Integrating PRE into the existing framework also allowed us to gain loop-invariant code motion (LICM) for free. The optimistic assumption, combined with PRE, allows NewGVN to speculatively hoist instructions out of loops. On the other hand, LICM in GVN relies on using LoopInfo and can only handle very specific cases.

Missing Features

The two main features our PRE implementation lacks are critical edge splitting and load coercion. Critical edge splitting is required to ensure that we do not insert instructions into paths where they won’t be used. Currently, our implementation simply bails in such cases. Load coercion allows us to detect equivalences of loaded values with different types, such as loads of i32 and float, and then coerce the loaded type using conversion operations.

The difficulty in implementing these features is that NewGVN is designed to perform analysis and transformation in separate steps, while these features involve modifying the function during the analysis phase.

Results

We evaluated our implementation using the automated benchmarking tool Phoronix Test Suite from which we selected a set of 20 C/C++ applications (listed below).


aircrack-ng	encode-flac	luajit	scimark2
botan	espeak	mafft	simdjson
zstd	fftw	ngspice	sqlite-speedtest
crafty	john-the-ripper	quantlib	tjbench
draco	jpegxl	rnnoise	graphics-magick

The default -O2 pipeline was used. The only change betweeen compilations was the value numbering pass used.

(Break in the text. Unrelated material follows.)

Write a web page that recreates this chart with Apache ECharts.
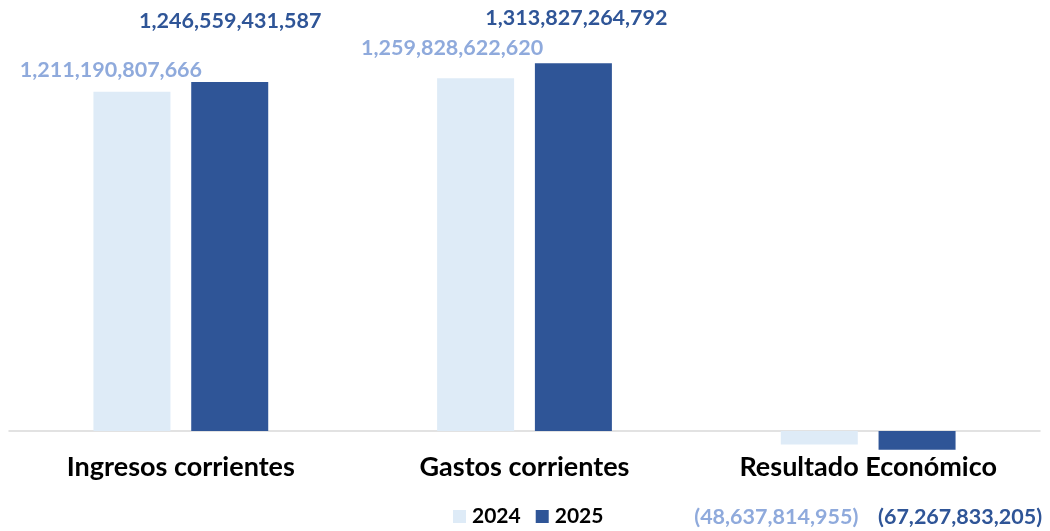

Despite the missing features, we observed that our implementation, on average, performs 0.4% better than GVN. However, it is important to mention that our solution hasn’t been fine-tuned to consider the rest of the optimization pipeline, which resulted in some cases where our implementation regressed compared to both GVN and the existing NewGVN. The most severe case was with jpegxl, where our implementation, on average, performed 10% worse than GVN. It’s important to note that this was an outlier; excluding jpegxl, most regressions were at most 2%. Unfortunately, due to time constraints, we were unable to study these cases in more detail.

Future Work

In the future, we plan to implement the aforementioned missing features and fine-tune the heuristics for when to perform PRE to prevent the regressions discussed in the results section. Once these issues are addressed, we’ll upstream our implementation, bringing us a step closer to reviving NewGVN.